Information supplied
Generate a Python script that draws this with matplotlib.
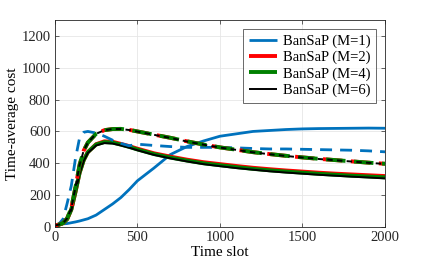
import numpy as np
import matplotlib
matplotlib.use("Agg")
import matplotlib.pyplot as plt

plt.rcParams['font.family'] = ['Liberation Serif', 'DejaVu Serif']

t = [0, 25, 50, 75, 100, 125, 150, 175, 200, 250, 300, 350, 400, 450, 500, 600, 700, 800, 900, 1000,
     1100, 1200, 1300, 1400, 1500, 1600, 1700, 1800, 1900, 2000]

m1_solid = [10, 15, 20, 22, 27, 32, 38, 45, 52, 75, 110, 145, 185, 235, 290, 370, 455, 505, 540, 570,
            585, 600, 606, 612, 616, 618, 619, 620, 621, 620]
m1_dash = [10, 20, 50, 150, 260, 430, 560, 595, 600, 590, 570, 545, 525, 510, 520, 512, 505, 500, 500, 500,
           497, 493, 490, 490, 488, 486, 484, 482, 478, 472]
solid_m2 = [10, 15, 25, 50, 110, 220, 340, 420, 470, 520, 538, 535, 522, 508, 492, 463, 442, 423, 407, 395,
            383, 372, 363, 355, 348, 341, 335, 330, 325, 320]
solid_m4 = [10, 15, 25, 50, 110, 220, 340, 420, 470, 518, 533, 530, 517, 503, 487, 458, 436, 417, 400, 388,
            376, 365, 356, 348, 341, 334, 328, 322, 317, 312]
solid_m6 = [10, 15, 25, 50, 105, 215, 335, 415, 465, 512, 527, 524, 512, 498, 482, 453, 431, 412, 395, 382,
            370, 360, 350, 342, 335, 328, 322, 316, 311, 305]
dash_m2 = [10, 15, 25, 55, 120, 250, 390, 480, 530, 585, 608, 615, 616, 610, 600, 580, 560, 538, 518, 500,
           485, 470, 458, 447, 437, 428, 420, 412, 404, 397]
dash_m4 = [10, 15, 25, 55, 120, 250, 390, 480, 530, 585, 608, 615, 616, 610, 600, 580, 560, 538, 518, 500,
           485, 470, 458, 447, 437, 428, 420, 412, 404, 397]
dash_m6 = [10, 15, 25, 55, 120, 250, 390, 480, 530, 585, 608, 615, 615, 609, 599, 579, 559, 537, 517, 499,
           484, 469, 457, 446, 436, 427, 419, 411, 403, 396]

labels = ['BanSaP (M=1)', 'BanSaP (M=2)', 'BanSaP (M=4)', 'BanSaP (M=6)']
colors = ['#0072BD', '#FF0000', '#008000', '#000000']
xticks = [0, 500, 1000, 1500, 2000]
yticks = [0, 200, 400, 600, 800, 1000, 1200]

fig = plt.figure(figsize=(4.25, 2.69), dpi=100)
ax = fig.add_axes([0.129, 0.156, 0.777, 0.77])

lw = [2.0, 2.8, 2.8, 1.4]
dash_specs = [(0, (4.3, 2.9)), (0, (5.0, 2.2)), (6.4, (5.0, 2.2)), (0, (2.8, 2.2))]
solids = [m1_solid, solid_m2, solid_m4, solid_m6]
dashes = [m1_dash, dash_m2, dash_m4, dash_m6]
handles = []
for i in range(4):
    h, = ax.plot(t, solids[i], color=colors[i], lw=lw[i], label=labels[i], solid_capstyle='butt')
    handles.append(h)
for i in range(4):
    ax.plot(t, dashes[i], color=colors[i], lw=lw[i], linestyle=dash_specs[i], dash_capstyle='butt')

ax.set_xlim(0, 2000)
ax.set_ylim(0, 1300)
ax.set_xticks(xticks)
ax.set_yticks(yticks)
ax.grid(True, color='#e6e6e6', lw=0.6)
ax.set_axisbelow(True)
ax.tick_params(direction='in', top=True, right=True, labelsize=10.5, colors='#262626', length=3, width=0.5,
               pad=3)
for s in ax.spines.values():
    s.set_color('#262626')
    s.set_linewidth(0.6)
ax.set_xlabel('Time slot', fontsize=11, labelpad=1)
ax.set_ylabel('Time-average cost', fontsize=11, labelpad=2)

leg = ax.legend(handles=handles, loc='upper right', fontsize=10.5, frameon=True, fancybox=False,
                edgecolor='#262626', borderpad=0.4, labelspacing=0.2, handlelength=1.9, handletextpad=0.4,
                borderaxespad=0.6)
leg.get_frame().set_linewidth(0.6)

fig.savefig('out.png', dpi=100)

Set problem
The listing above needs to be output again exactly. Don't include the pictures.

Response
Generate a Python script that draws this with matplotlib.
import numpy as np
import matplotlib
matplotlib.use("Agg")
import matplotlib.pyplot as plt

plt.rcParams['font.family'] = ['Liberation Serif', 'DejaVu Serif']

t = [0, 25, 50, 75, 100, 125, 150, 175, 200, 250, 300, 350, 400, 450, 500, 600, 700, 800, 900, 1000,
     1100, 1200, 1300, 1400, 1500, 1600, 1700, 1800, 1900, 2000]

m1_solid = [10, 15, 20, 22, 27, 32, 38, 45, 52, 75, 110, 145, 185, 235, 290, 370, 455, 505, 540, 570,
            585, 600, 606, 612, 616, 618, 619, 620, 621, 620]
m1_dash = [10, 20, 50, 150, 260, 430, 560, 595, 600, 590, 570, 545, 525, 510, 520, 512, 505, 500, 500, 500,
           497, 493, 490, 490, 488, 486, 484, 482, 478, 472]
solid_m2 = [10, 15, 25, 50, 110, 220, 340, 420, 470, 520, 538, 535, 522, 508, 492, 463, 442, 423, 407, 395,
            383, 372, 363, 355, 348, 341, 335, 330, 325, 320]
solid_m4 = [10, 15, 25, 50, 110, 220, 340, 420, 470, 518, 533, 530, 517, 503, 487, 458, 436, 417, 400, 388,
            376, 365, 356, 348, 341, 334, 328, 322, 317, 312]
solid_m6 = [10, 15, 25, 50, 105, 215, 335, 415, 465, 512, 527, 524, 512, 498, 482, 453, 431, 412, 395, 382,
            370, 360, 350, 342, 335, 328, 322, 316, 311, 305]
dash_m2 = [10, 15, 25, 55, 120, 250, 390, 480, 530, 585, 608, 615, 616, 610, 600, 580, 560, 538, 518, 500,
           485, 470, 458, 447, 437, 428, 420, 412, 404, 397]
dash_m4 = [10, 15, 25, 55, 120, 250, 390, 480, 530, 585, 608, 615, 616, 610, 600, 580, 560, 538, 518, 500,
           485, 470, 458, 447, 437, 428, 420, 412, 404, 397]
dash_m6 = [10, 15, 25, 55, 120, 250, 390, 480, 530, 585, 608, 615, 615, 609, 599, 579, 559, 537, 517, 499,
           484, 469, 457, 446, 436, 427, 419, 411, 403, 396]

labels = ['BanSaP (M=1)', 'BanSaP (M=2)', 'BanSaP (M=4)', 'BanSaP (M=6)']
colors = ['#0072BD', '#FF0000', '#008000', '#000000']
xticks = [0, 500, 1000, 1500, 2000]
yticks = [0, 200, 400, 600, 800, 1000, 1200]

fig = plt.figure(figsize=(4.25, 2.69), dpi=100)
ax = fig.add_axes([0.129, 0.156, 0.777, 0.77])

lw = [2.0, 2.8, 2.8, 1.4]
dash_specs = [(0, (4.3, 2.9)), (0, (5.0, 2.2)), (6.4, (5.0, 2.2)), (0, (2.8, 2.2))]
solids = [m1_solid, solid_m2, solid_m4, solid_m6]
dashes = [m1_dash, dash_m2, dash_m4, dash_m6]
handles = []
for i in range(4):
    h, = ax.plot(t, solids[i], color=colors[i], lw=lw[i], label=labels[i], solid_capstyle='butt')
    handles.append(h)
for i in range(4):
    ax.plot(t, dashes[i], color=colors[i], lw=lw[i], linestyle=dash_specs[i], dash_capstyle='butt')

ax.set_xlim(0, 2000)
ax.set_ylim(0, 1300)
ax.set_xticks(xticks)
ax.set_yticks(yticks)
ax.grid(True, color='#e6e6e6', lw=0.6)
ax.set_axisbelow(True)
ax.tick_params(direction='in', top=True, right=True, labelsize=10.5, colors='#262626', length=3, width=0.5,
               pad=3)
for s in ax.spines.values():
    s.set_color('#262626')
    s.set_linewidth(0.6)
ax.set_xlabel('Time slot', fontsize=11, labelpad=1)
ax.set_ylabel('Time-average cost', fontsize=11, labelpad=2)

leg = ax.legend(handles=handles, loc='upper right', fontsize=10.5, frameon=True, fancybox=False,
                edgecolor='#262626', borderpad=0.4, labelspacing=0.2, handlelength=1.9, handletextpad=0.4,
                borderaxespad=0.6)
leg.get_frame().set_linewidth(0.6)

fig.savefig('out.png', dpi=100)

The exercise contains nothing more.